Introducing: Kate Ekama
Kate Ekama is one of the three PhD-students on Cátia Antunes' 'Challenging Monopolies' project.
"I was born and raised in the shadow of Table Mountain in Cape Town, South Africa. After high school I went to the University of Cape Town (UCT) and completed a BA, with majors in Economic History and English literature. Following my Bachelors I travelled abroad for six months with my family. I missed the university environment during the time away which confirmed my desire to study further, so on returning to Cape Town I registered for a one year post-graduate Honours degree specializing in history.
During the first semester I took a course on the social history of the Dutch East India Company at the Cape – that sparked my interest in the VOC. It was the first time that I worked on court records, which has turned into a real passion. My research paper for that class – on notions of honour among slaves at the eighteenth-century Cape – became the basis of my Honours thesis.
Towards the end of my Honours year my supervisor – Nigel Worden – asked me if I would be interested in studying abroad and told me about an opportunity to study at Leiden University. I was accepted into the Encompass programme to do a Research Masters degree here and wrote my thesis under the supervision of Alicia Schrikker and Robert Ross. For my thesis I pursued my interests in the VOC, slavery and criminal records and focused on slavery in Colombo, Sri Lanka during the VOC period.

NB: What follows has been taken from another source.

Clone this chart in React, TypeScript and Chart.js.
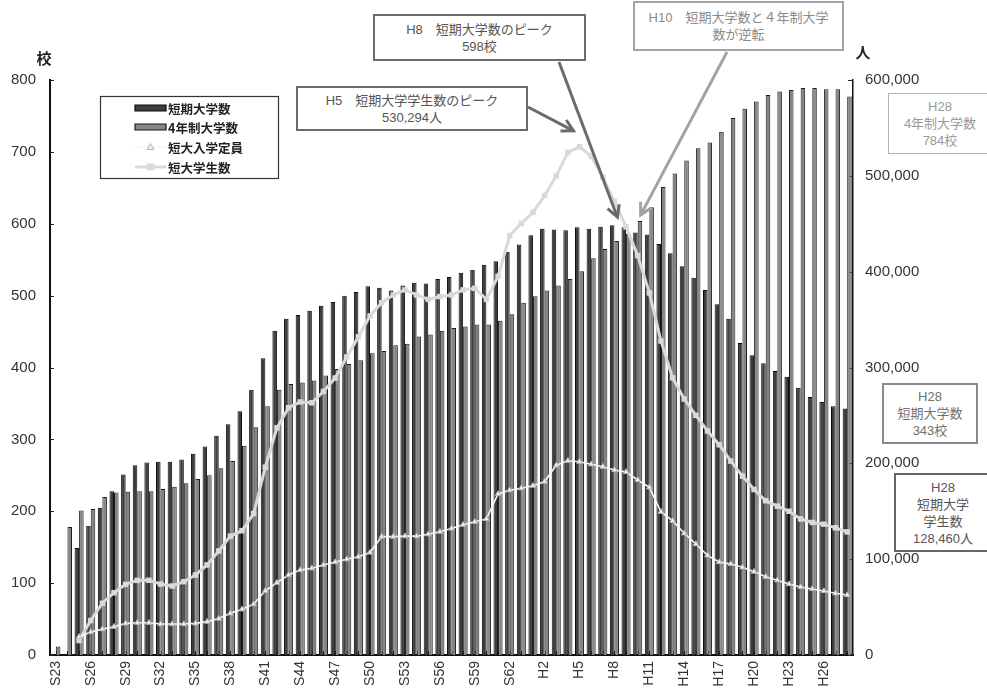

Earlier this year I heard about Cátia Antunes’ Challenging Monopolies project and decided to apply. The day before I defended my MA thesis I was offered the job! I am looking forward to spending the next four years delving into the records of the Supreme Court of the Dutch Republic to research instances in which free agents and their networks opposed the Dutch East and West India Company monopolies in court. I am very excited about staying on in the Institute for History, being part of the project team and getting stuck into my research."